■ **What the exercise asks**
Find and copy each line of the records where the string "this" shows up.

■ **Input rows**
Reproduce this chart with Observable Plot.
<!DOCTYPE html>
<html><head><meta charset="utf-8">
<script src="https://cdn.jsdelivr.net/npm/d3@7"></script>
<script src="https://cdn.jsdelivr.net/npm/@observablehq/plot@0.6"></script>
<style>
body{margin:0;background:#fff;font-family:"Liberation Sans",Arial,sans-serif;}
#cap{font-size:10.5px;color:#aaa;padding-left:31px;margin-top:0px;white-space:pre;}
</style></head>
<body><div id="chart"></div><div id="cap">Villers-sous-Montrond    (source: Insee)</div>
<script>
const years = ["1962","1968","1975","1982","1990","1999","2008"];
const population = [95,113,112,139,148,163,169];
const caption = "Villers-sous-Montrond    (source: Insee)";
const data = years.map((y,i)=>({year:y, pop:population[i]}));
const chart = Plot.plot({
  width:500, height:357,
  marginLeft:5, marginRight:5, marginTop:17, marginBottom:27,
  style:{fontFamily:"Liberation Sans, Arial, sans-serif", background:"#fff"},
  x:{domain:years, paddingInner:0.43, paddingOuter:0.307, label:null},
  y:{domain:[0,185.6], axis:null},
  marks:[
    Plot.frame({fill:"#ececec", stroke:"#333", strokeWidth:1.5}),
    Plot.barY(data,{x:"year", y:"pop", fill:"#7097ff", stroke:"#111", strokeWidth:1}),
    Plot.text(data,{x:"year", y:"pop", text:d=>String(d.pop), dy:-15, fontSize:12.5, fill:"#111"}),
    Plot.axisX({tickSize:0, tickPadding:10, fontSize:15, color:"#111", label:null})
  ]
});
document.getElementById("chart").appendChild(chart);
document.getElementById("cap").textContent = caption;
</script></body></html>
--
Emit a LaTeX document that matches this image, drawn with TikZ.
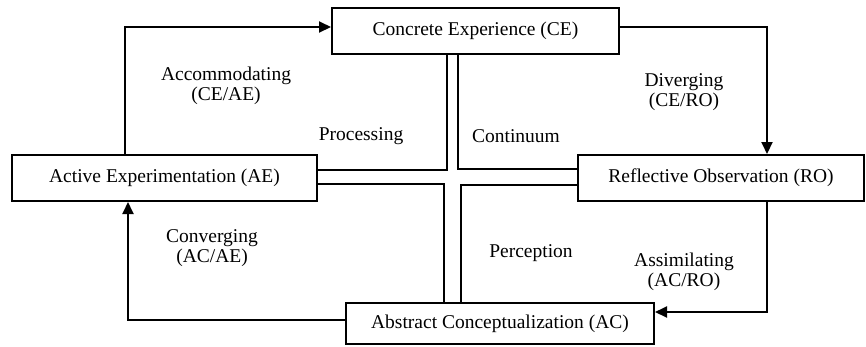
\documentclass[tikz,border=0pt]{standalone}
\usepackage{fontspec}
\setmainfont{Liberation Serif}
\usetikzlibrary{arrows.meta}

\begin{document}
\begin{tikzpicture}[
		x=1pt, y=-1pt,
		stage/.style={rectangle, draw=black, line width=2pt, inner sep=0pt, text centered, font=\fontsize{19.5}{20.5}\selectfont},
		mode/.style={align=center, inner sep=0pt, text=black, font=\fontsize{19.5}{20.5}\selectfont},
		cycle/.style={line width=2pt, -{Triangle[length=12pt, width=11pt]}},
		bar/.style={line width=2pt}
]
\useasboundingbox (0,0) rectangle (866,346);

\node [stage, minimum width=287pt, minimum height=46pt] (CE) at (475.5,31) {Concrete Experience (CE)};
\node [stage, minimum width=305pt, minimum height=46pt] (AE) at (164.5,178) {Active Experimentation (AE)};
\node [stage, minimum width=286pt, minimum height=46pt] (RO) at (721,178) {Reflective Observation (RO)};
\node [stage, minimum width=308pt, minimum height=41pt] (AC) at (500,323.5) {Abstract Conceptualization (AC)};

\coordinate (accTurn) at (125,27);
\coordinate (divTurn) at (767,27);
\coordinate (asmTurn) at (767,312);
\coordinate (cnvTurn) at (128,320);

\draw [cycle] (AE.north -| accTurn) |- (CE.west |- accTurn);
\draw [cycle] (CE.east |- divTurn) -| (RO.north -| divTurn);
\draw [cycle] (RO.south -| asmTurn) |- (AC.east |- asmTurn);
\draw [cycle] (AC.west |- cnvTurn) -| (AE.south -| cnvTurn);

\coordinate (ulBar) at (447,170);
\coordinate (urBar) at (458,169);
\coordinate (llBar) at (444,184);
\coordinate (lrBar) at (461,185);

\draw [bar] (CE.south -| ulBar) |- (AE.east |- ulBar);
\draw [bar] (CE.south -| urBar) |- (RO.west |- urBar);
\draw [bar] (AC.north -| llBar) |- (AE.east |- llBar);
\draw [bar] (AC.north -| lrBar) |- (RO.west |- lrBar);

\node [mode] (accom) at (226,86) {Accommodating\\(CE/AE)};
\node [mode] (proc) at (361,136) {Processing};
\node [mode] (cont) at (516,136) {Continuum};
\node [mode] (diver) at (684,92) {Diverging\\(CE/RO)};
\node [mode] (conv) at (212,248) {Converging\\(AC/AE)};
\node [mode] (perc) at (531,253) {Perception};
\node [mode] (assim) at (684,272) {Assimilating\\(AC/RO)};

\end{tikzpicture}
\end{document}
...
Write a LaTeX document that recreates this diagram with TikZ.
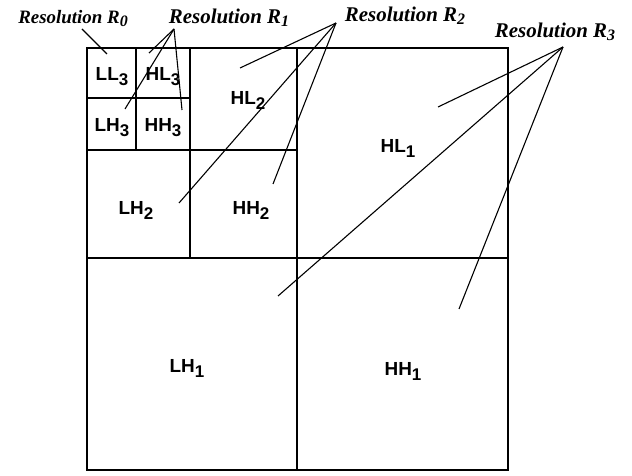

■ **Task response**
Reproduce this chart with Observable Plot.
Emit a LaTeX document that matches this image, drawn with TikZ.
Write a LaTeX document that recreates this diagram with TikZ.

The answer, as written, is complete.